Der Autor Ari Kuiper bezieht am Januar 1995 am Schluss eines langen Artikels für die renommierte, christliche  Zeitung „Trouw“, „Der Antisemitismus scheint kein Tabu mehr zu sein “, ebenfalls Position:


„Es ist kein Zweifel mehr möglich.Theo van Gogh ist ein Antisemit, und nicht nur einfach so, sondern er ist ein Antisemit der ordinärsten Sorte. Er setzt in seinem pubertären Schreibstil immer wieder alle Klischees über Juden in immer wieder anderen Worten ein. Es ist erstaunlich, daß die letzte Instanz in einem Rechtsstreit ihn freigesprochen hat, wegen Formfehler oder so. Doch Freispruch oder nicht: er ist und bleibt ein Antisemit reinsten Wassers. Wenn Theo van Gogh kein Antisemit ist, gibt es keinen Antisemitismus mehr und wir können das Wort aus unserem Wörterbuch streichen".

 

Über Anne Frank wird von ihm der "Witz" überliefert: Er wolle einen fröhlichen Familienfilm drehen, in dem ein kleines Mädchen während des halben Zweiten Weltkriegs der Gestapo hinterher telefoniere: „Kommt mich holen, mein Tagebuch ist fertig.“ Und dann kämen sie nicht. Ein weiterer "Scherz": "Was riecht denn hier - im KZ - so nach Karamel?

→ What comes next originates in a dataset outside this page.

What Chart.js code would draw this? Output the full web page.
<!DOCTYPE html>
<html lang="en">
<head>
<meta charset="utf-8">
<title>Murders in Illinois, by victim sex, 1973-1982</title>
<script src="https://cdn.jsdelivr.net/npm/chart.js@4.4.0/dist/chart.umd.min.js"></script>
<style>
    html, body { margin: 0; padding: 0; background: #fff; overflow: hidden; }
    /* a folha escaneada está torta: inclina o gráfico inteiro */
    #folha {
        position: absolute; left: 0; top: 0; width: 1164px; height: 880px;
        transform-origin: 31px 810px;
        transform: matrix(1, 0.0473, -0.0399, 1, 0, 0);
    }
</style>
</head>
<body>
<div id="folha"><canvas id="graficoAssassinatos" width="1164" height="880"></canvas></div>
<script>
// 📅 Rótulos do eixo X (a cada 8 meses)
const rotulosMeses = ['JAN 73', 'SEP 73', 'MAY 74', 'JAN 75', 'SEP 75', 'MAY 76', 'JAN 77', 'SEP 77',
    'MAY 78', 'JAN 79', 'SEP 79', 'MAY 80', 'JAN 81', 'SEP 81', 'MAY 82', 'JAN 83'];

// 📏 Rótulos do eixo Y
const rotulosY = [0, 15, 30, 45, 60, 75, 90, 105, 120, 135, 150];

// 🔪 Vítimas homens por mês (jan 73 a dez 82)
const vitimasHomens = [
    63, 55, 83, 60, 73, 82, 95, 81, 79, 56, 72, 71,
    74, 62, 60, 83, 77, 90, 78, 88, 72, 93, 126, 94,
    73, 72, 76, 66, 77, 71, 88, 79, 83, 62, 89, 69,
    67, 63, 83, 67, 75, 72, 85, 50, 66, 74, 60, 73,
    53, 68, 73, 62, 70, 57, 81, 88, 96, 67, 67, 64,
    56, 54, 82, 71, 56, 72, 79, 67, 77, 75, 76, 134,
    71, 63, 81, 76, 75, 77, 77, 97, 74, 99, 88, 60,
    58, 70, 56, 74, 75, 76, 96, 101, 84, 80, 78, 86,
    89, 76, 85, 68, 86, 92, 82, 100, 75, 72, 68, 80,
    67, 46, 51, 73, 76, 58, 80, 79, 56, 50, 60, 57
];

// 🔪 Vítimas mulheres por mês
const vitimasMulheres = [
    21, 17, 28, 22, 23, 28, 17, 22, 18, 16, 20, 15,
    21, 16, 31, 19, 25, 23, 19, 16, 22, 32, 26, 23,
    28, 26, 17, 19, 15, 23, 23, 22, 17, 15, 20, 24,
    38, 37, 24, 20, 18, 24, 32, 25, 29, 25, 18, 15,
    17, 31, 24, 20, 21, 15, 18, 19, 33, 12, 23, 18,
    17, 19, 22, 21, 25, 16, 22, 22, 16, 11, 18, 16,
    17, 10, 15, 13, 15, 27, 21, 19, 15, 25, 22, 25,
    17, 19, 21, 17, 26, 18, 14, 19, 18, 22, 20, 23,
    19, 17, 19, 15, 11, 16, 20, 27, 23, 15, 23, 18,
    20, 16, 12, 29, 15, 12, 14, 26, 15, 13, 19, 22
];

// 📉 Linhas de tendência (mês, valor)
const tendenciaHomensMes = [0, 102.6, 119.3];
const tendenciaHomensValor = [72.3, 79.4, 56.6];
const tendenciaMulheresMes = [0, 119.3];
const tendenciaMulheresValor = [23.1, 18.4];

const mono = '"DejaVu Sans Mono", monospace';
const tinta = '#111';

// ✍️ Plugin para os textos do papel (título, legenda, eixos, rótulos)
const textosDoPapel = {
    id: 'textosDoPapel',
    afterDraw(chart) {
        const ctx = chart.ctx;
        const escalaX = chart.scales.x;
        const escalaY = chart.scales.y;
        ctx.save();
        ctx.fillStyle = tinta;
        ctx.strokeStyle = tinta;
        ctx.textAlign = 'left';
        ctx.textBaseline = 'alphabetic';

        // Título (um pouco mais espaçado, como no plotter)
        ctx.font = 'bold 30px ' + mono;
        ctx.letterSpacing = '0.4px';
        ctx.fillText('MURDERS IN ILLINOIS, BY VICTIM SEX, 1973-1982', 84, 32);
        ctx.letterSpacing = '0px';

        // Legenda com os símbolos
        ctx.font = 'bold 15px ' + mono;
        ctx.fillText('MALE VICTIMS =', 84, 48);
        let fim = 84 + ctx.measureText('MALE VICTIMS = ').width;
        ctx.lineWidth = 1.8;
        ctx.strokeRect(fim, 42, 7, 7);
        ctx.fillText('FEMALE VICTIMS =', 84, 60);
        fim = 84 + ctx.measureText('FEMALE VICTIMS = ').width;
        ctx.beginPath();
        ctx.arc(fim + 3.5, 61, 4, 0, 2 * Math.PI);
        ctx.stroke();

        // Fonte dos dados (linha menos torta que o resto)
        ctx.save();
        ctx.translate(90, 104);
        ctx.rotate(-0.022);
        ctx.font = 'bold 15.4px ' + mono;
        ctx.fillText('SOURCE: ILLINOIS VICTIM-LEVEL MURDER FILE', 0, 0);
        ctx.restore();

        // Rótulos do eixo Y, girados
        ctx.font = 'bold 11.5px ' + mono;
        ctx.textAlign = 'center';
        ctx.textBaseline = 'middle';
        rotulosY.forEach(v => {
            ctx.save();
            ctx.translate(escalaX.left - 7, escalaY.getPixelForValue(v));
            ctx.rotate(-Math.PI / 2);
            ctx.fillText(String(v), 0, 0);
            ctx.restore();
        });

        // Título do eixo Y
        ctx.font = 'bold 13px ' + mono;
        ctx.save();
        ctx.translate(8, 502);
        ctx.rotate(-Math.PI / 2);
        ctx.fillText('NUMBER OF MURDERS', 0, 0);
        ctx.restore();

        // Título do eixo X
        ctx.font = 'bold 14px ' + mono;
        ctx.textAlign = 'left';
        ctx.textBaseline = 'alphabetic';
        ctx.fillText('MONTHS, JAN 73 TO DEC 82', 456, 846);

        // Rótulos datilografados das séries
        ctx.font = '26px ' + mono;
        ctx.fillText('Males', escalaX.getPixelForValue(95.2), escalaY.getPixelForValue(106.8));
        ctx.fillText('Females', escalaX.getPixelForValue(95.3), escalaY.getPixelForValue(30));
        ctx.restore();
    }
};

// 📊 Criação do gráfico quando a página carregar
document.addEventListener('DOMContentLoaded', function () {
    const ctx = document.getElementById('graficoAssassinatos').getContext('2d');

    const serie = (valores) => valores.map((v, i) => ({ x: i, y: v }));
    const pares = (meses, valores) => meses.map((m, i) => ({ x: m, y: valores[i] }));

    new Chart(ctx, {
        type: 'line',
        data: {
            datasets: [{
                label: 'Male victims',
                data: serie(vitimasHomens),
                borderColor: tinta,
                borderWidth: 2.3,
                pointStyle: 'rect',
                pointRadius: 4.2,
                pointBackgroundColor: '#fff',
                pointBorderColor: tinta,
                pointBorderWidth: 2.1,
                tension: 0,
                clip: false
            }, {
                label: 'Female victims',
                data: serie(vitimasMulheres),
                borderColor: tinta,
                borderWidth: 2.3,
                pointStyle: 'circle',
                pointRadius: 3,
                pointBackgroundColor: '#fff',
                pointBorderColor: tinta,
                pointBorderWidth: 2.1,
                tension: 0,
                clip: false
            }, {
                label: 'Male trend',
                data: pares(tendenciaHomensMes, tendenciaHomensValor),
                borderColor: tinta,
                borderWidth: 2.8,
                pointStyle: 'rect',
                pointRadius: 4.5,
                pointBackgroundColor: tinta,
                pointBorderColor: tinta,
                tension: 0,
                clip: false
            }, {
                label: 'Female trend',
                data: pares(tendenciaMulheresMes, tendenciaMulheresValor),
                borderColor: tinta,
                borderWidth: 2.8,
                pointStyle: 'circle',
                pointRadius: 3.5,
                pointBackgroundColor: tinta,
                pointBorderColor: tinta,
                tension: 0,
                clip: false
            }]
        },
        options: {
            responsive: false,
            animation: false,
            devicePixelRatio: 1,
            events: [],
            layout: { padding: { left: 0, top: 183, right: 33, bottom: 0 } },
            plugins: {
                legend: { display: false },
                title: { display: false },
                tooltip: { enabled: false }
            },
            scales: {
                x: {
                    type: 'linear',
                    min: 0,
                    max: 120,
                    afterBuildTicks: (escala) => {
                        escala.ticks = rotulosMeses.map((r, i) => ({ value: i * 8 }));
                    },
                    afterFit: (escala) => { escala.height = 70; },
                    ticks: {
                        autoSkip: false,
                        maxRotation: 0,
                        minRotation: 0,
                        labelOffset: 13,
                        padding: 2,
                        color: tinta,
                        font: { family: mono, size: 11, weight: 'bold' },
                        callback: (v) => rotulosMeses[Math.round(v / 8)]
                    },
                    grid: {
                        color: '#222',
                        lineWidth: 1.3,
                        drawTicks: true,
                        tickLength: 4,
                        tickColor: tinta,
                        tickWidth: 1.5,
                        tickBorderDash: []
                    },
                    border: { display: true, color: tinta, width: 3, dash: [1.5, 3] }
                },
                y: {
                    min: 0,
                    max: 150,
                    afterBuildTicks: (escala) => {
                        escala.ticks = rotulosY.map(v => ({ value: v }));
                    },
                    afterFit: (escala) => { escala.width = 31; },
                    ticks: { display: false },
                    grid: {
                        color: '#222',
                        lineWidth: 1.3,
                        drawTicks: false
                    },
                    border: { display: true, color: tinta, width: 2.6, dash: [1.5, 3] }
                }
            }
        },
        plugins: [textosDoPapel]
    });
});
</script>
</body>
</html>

Heute verbrennen sie nur jüdische Diabetiker". Außerdem fand er, daß die Juden ihre dunkle Vergangenheit mißbrauchten, und daß man deren "Geseiere" mal ein Ende setzen müsse.

 

Zusammengefasst - wie aktuell in Österreich in der "Causa Susanne Winter": Kratz am Islamkritiker und hervor kommt der Antisemit!